With days remaining in the Copenhagen climate talks, the rich have finally begun to discuss climate financing for the poor. The negotiating round has gone on for two years with little serious discussion on financing and many other topics, a gaping failure of a process run by and for rich-country politicians who do not like to be bothered with unpleasant details. This will not do. Climate financing needs a formula.
The governing law is the United Nations Framework Convention on Climate Change signed in 1992. It is unambiguous. “The developed country Parties . . . shall provide new and additional financial resources to meet the agreed full costs incurred by developing country Parties in complying with their obligations” under the treaty. Moreover, “developed country Parties . . . shall also assist the developing country Parties that are particularly vulnerable to the adverse effects of climate change in meeting costs of adaptation to those adverse effects”. The treaty emphasises the need for “adequacy and predictability in the flow of funds”.

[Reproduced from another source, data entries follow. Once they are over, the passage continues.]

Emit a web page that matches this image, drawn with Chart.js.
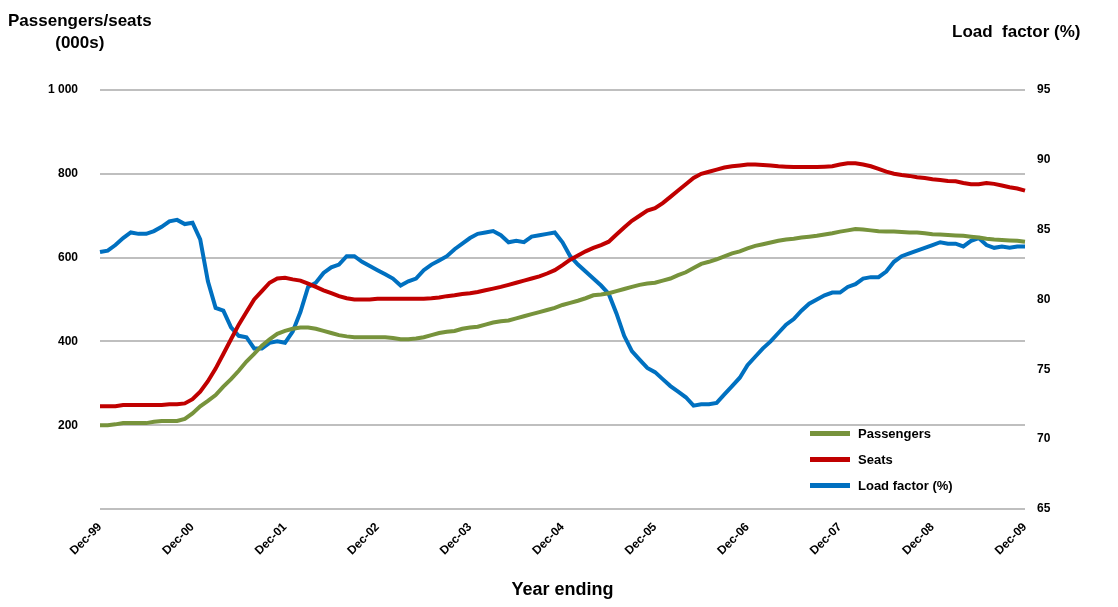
<!DOCTYPE html>
<html>
<head>
<meta charset="utf-8">
<script src="https://cdn.jsdelivr.net/npm/chart.js@4"></script>
<style>
  body { margin: 0; background: #fff; font-family: Arial, "Liberation Sans", sans-serif; }
  #wrap { position: relative; width: 1118px; height: 607px; }
  .ttl { position: absolute; font-weight: bold; font-size: 17px; color: #000; }
  #legend { position: absolute; left: 810px; top: 420px; font-size: 13px; font-weight: bold; }
  #legend div { display: flex; align-items: center; height: 26px; }
  #legend span.sw { display: inline-block; width: 40px; height: 5px; margin-right: 8px; }
</style>
</head>
<body>
<div id="wrap">
  <canvas id="c" width="1118" height="607"></canvas>
  <div class="ttl" style="left:8px;top:10px;text-align:center;line-height:22px">Passengers/seats<br>(000s)</div>
  <div class="ttl" style="left:952px;top:22px">Load&nbsp; factor (%)</div>
  <div id="legend">
    <div><span class="sw" style="background:#77933C"></span>Passengers</div>
    <div><span class="sw" style="background:#C00000"></span>Seats</div>
    <div><span class="sw" style="background:#0070C0"></span>Load factor (%)</div>
  </div>
</div>
<script>
// monthly, Dec-99 .. Dec-09
const years = ["00","01","02","03","04","05","06","07","08","09"];
const months = ["Jan","Feb","Mar","Apr","May","Jun","Jul","Aug","Sep","Oct","Nov","Dec"];

const passengers = [200,
  200,202,205,205,205,205,208,210,210,210,215,228,
  245,258,272,292,310,330,352,370,390,405,418,425,
  430,433,433,430,425,420,415,412,410,410,410,410,
  410,408,405,405,407,410,415,420,423,425,430,433,
  435,440,445,448,450,455,460,465,470,475,480,487,
  492,497,503,510,512,515,520,525,530,535,538,540,
  545,550,558,565,575,585,590,596,603,610,615,622,
  628,632,636,640,643,645,648,650,652,655,658,662,
  665,668,667,665,663,662,662,661,660,660,658,656,
  655,654,653,652,650,648,645,643,642,641,640,638];

const seats = [245,
  245,245,248,248,248,248,248,248,250,250,252,262,
  280,305,335,370,405,440,470,500,520,540,550,552,
  548,545,538,530,522,515,508,503,500,500,500,502,
  502,502,502,502,502,502,503,505,508,510,513,515,
  518,522,526,530,535,540,545,550,555,562,570,582,
  595,605,615,623,630,638,655,672,688,700,712,718,
  730,745,760,775,790,800,805,810,815,818,820,822,
  822,821,820,818,817,816,816,816,816,817,818,822,
  825,825,822,818,812,805,800,797,795,792,790,787,
  785,783,782,778,775,775,778,776,772,768,765,760];

const loadFactor = [83.4,
  83.5,83.9,84.4,84.8,84.7,84.7,84.9,85.2,85.6,85.7,85.4,85.5,
  84.3,81.3,79.4,79.2,78.0,77.4,77.3,76.5,76.5,76.9,77.0,76.9,
  77.7,79.1,80.9,81.2,81.9,82.3,82.5,83.1,83.1,82.7,82.4,82.1,
  81.8,81.5,81.0,81.3,81.5,82.1,82.5,82.8,83.1,83.6,84.0,84.4,
  84.7,84.8,84.9,84.6,84.1,84.2,84.1,84.5,84.6,84.7,84.8,84.1,
  83.1,82.5,82.0,81.5,81.0,80.4,79.0,77.4,76.3,75.7,75.1,74.8,
  74.3,73.8,73.4,73.0,72.4,72.5,72.5,72.6,73.2,73.8,74.4,75.3,
  75.9,76.5,77.0,77.6,78.2,78.6,79.2,79.7,80.0,80.3,80.5,80.5,
  80.9,81.1,81.5,81.6,81.6,82.0,82.7,83.1,83.3,83.5,83.7,83.9,
  84.1,84.0,84.0,83.8,84.2,84.4,83.9,83.7,83.8,83.7,83.8,83.8];

const labels = ["Dec-99"];
years.forEach(y => months.forEach(m => labels.push(m + "-" + y)));

const bold = { family: "Arial, 'Liberation Sans', sans-serif", weight: "bold", size: 12 };

new Chart(document.getElementById("c"), {
  type: "line",
  data: {
    labels: labels,
    datasets: [
      { label: "Passengers", data: passengers, borderColor: "#77933C", yAxisID: "y" },
      { label: "Seats", data: seats, borderColor: "#C00000", yAxisID: "y" },
      { label: "Load factor (%)", data: loadFactor, borderColor: "#0070C0", yAxisID: "y2" }
    ]
  },
  options: {
    responsive: false,
    animation: false,
    layout: { padding: { top: 90, left: 0, right: 0, bottom: 0 } },
    elements: { point: { radius: 0 }, line: { borderWidth: 4, tension: 0 } },
    plugins: { legend: { display: false }, tooltip: { enabled: false } },
    scales: {
      x: {
        offset: false,
        grid: { display: false },
        border: { display: false },
        ticks: {
          autoSkip: false, maxRotation: 45, minRotation: 45, color: "#000", font: bold,
          callback: (v, i) => labels[i].startsWith("Dec") ? labels[i] : ""
        },
        title: { display: true, text: "Year ending", color: "#000", padding: { top: 0, bottom: 6 },
                 font: { family: "Arial, 'Liberation Sans', sans-serif", weight: "bold", size: 18 } },
        afterFit: s => { s.height = 98; }
      },
      y: {
        position: "left", min: 0, max: 1000,
        grid: { color: "#BFBFBF", lineWidth: 2, drawTicks: false },
        border: { display: false },
        ticks: {
          stepSize: 200, color: "#000", font: bold, padding: 22,
          callback: v => v === 0 ? "" : (v >= 1000 ? "1 000" : String(v))
        },
        afterFit: s => { s.width = 100; }
      },
      y2: {
        position: "right", min: 65, max: 95,
        grid: { display: false },
        border: { display: false },
        ticks: { stepSize: 5, color: "#000", font: bold, padding: 4 },
        afterFit: s => { s.width = 93; }
      }
    }
  }
});
</script>
</body>
</html>
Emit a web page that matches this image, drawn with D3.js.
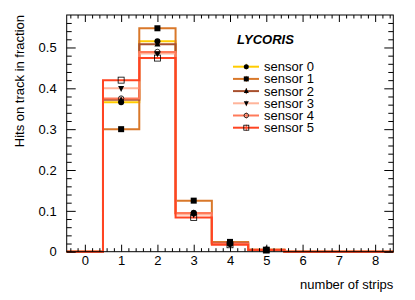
<!DOCTYPE html>
<html>
<head>
<meta charset="utf-8">
<script src="https://cdn.jsdelivr.net/npm/d3@7"></script>
<style>
    body { margin: 0; background: #fff; }
    svg { display: block; font-family: "Liberation Sans", Arial, sans-serif; }
</style>
</head>
<body>
<div id="chart"></div>
<script>
    "use strict";
    // bin centres: number of strips
    var strips = [0, 1, 2, 3, 4, 5, 6, 7, 8];
    var sensor0 = [0, 0.366, 0.515, 0.095, 0.019, 0.005, 0, 0, 0];
    var sensor1 = [0, 0.300, 0.547, 0.125, 0.024, 0.004, 0, 0, 0];
    var sensor2 = [0, 0.372, 0.508, 0.094, 0.021, 0.005, 0, 0, 0];
    var sensor3 = [0, 0.400, 0.485, 0.091, 0.019, 0.005, 0, 0, 0];
    var sensor4 = [0, 0.375, 0.489, 0.095, 0.020, 0.005, 0, 0, 0];
    var sensor5 = [0, 0.420, 0.474, 0.084, 0.017, 0.004, 0, 0, 0];
    var seriesNames = ["sensor 0", "sensor 1", "sensor 2", "sensor 3", "sensor 4", "sensor 5"];
    var yTicks = [0, 0.1, 0.2, 0.3, 0.4, 0.5];

    (function(d3) {
        var allSeries = [sensor0, sensor1, sensor2, sensor3, sensor4, sensor5];
        var colors = ["#ffcc00", "#d9782a", "#a8502e", "#ffb49a", "#ff7a5a", "#ff4422"];
        var markers = ["circle", "square", "triUp", "triDown", "openCircle", "openSquare"];

        var width = 415, height = 300;
        var frameLeft = 66.7, frameRight = 393.3, frameTop = 15, frameBottom = 251.7;

        var x = d3.scaleLinear().domain([-0.5, 8.5]).range([frameLeft, frameRight]);
        var y = d3.scaleLinear().domain([0, 0.5795]).range([frameBottom, frameTop]);

        var svg = d3.select("#chart").append("svg")
            .attr("width", width)
            .attr("height", height);

        // histograms as step outlines
        var hist = svg.append("g").attr("class", "hists");
        allSeries.forEach(function(vals, k) {
            var pts = [];
            vals.forEach(function(v, i) {
                pts.push([x(strips[i] - 0.5), y(v)]);
                pts.push([x(strips[i] + 0.5), y(v)]);
            });
            hist.append("path")
                .attr("d", d3.line()(pts))
                .attr("fill", "none")
                .attr("stroke", colors[k])
                .attr("stroke-width", 2);
        });

        // markers
        function drawMarker(g, type, cx, cy, s) {
            if (type === "circle") {
                g.append("circle").attr("cx", cx).attr("cy", cy).attr("r", s * 0.5).attr("fill", "#000");
            } else if (type === "square") {
                g.append("rect").attr("x", cx - s / 2).attr("y", cy - s / 2).attr("width", s).attr("height", s).attr("fill", "#000");
            } else if (type === "triUp") {
                g.append("path").attr("d", "M" + cx + "," + (cy - s * 0.6) + "L" + (cx + s / 2) + "," + (cy + s * 0.4) + "L" + (cx - s / 2) + "," + (cy + s * 0.4) + "Z").attr("fill", "#000");
            } else if (type === "triDown") {
                g.append("path").attr("d", "M" + cx + "," + (cy + s * 0.6) + "L" + (cx + s / 2) + "," + (cy - s * 0.4) + "L" + (cx - s / 2) + "," + (cy - s * 0.4) + "Z").attr("fill", "#000");
            } else if (type === "openCircle") {
                g.append("circle").attr("cx", cx).attr("cy", cy).attr("r", s * 0.45).attr("fill", "none").attr("stroke", "#000").attr("stroke-width", 0.8);
            } else if (type === "openSquare") {
                g.append("rect").attr("x", cx - s / 2).attr("y", cy - s / 2).attr("width", s).attr("height", s).attr("fill", "none").attr("stroke", "#000").attr("stroke-width", 0.8);
            }
        }

        var marks = svg.append("g").attr("class", "markers");
        allSeries.forEach(function(vals, k) {
            vals.forEach(function(v, i) {
                if (v <= 0) return;
                drawMarker(marks, markers[k], x(strips[i]), y(v), 6);
            });
        });

        // frame
        svg.append("rect")
            .attr("x", frameLeft).attr("y", frameTop)
            .attr("width", frameRight - frameLeft).attr("height", frameBottom - frameTop)
            .attr("fill", "none").attr("stroke", "#000").attr("stroke-width", 1);

        var xMinor = d3.range(-0.4, 8.5, 0.2).filter(function(d) { return Math.abs(d - Math.round(d)) > 0.01; });
        var yMinor = d3.range(0.02, 0.58, 0.02).filter(function(d) { return Math.abs(d * 10 - Math.round(d * 10)) > 0.01; });

        function styleAxis(g) {
            g.select(".domain").remove();
            g.selectAll("line").attr("stroke", "#000");
            g.selectAll("text").attr("fill", "#000").style("font-size", "13px");
        }

        // bottom
        svg.append("g").attr("transform", "translate(0," + frameBottom + ")")
            .call(d3.axisBottom(x).tickValues(strips).tickSize(-7).tickPadding(4).tickFormat(d3.format("d")))
            .call(styleAxis);
        svg.append("g").attr("transform", "translate(0," + frameBottom + ")")
            .call(d3.axisBottom(x).tickValues(xMinor).tickSize(-3.5).tickFormat(""))
            .call(styleAxis);
        // top
        svg.append("g").attr("transform", "translate(0," + frameTop + ")")
            .call(d3.axisTop(x).tickValues(strips).tickSize(-7).tickFormat(""))
            .call(styleAxis);
        svg.append("g").attr("transform", "translate(0," + frameTop + ")")
            .call(d3.axisTop(x).tickValues(xMinor).tickSize(-3.5).tickFormat(""))
            .call(styleAxis);
        // left
        svg.append("g").attr("transform", "translate(" + frameLeft + ",0)")
            .call(d3.axisLeft(y).tickValues(yTicks).tickSize(-9).tickPadding(10)
                .tickFormat(function(d) { return d === 0 ? "0" : d.toFixed(1); }))
            .call(styleAxis);
        svg.append("g").attr("transform", "translate(" + frameLeft + ",0)")
            .call(d3.axisLeft(y).tickValues(yMinor).tickSize(-5).tickFormat(""))
            .call(styleAxis);
        // right
        svg.append("g").attr("transform", "translate(" + frameRight + ",0)")
            .call(d3.axisRight(y).tickValues(yTicks).tickSize(-9).tickFormat(""))
            .call(styleAxis);
        svg.append("g").attr("transform", "translate(" + frameRight + ",0)")
            .call(d3.axisRight(y).tickValues(yMinor).tickSize(-5).tickFormat(""))
            .call(styleAxis);

        // axis titles
        svg.append("text")
            .attr("x", frameRight).attr("y", 289)
            .attr("text-anchor", "end")
            .style("font-size", "13px")
            .text("number of strips");
        svg.append("text")
            .attr("transform", "translate(24," + frameTop + ") rotate(-90)")
            .attr("text-anchor", "end")
            .style("font-size", "13px")
            .text("Hits on track in fraction");

        // legend
        svg.append("text")
            .attr("x", 237).attr("y", 44)
            .style("font-size", "13px")
            .style("font-weight", "bold")
            .style("font-style", "italic")
            .text("LYCORIS");

        var legend = svg.append("g").attr("class", "legend");
        seriesNames.forEach(function(name, k) {
            var ly = 66.7 + k * 12.2;
            legend.append("line")
                .attr("x1", 233).attr("x2", 259)
                .attr("y1", ly).attr("y2", ly)
                .attr("stroke", colors[k]).attr("stroke-width", 2);
            legend.append("line")
                .attr("x1", 246.3).attr("x2", 246.3)
                .attr("y1", ly - 3).attr("y2", ly + 3)
                .attr("stroke", colors[k]).attr("stroke-width", 1);
            drawMarker(legend, markers[k], 246.3, ly, 5);
            legend.append("text")
                .attr("x", 264).attr("y", ly + 4.5)
                .style("font-size", "13px")
                .text(name);
        });
    })(window.d3);
</script>
</body>
</html>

If negotiations were in good faith and properly managed, two years would have been enough to determine the mechanisms for new, additional, adequate and predictable resources to meet the needs of the developing countries. Of course, no such discussions took place. Political leaders of the developed countries did not speak frankly with their own citizens, nor did they deign to negotiate with the poorer countries. President Barack Obama has not breathed a word to the American people about the financing responsibilities of Americans to the developing countries under long-agreed international law.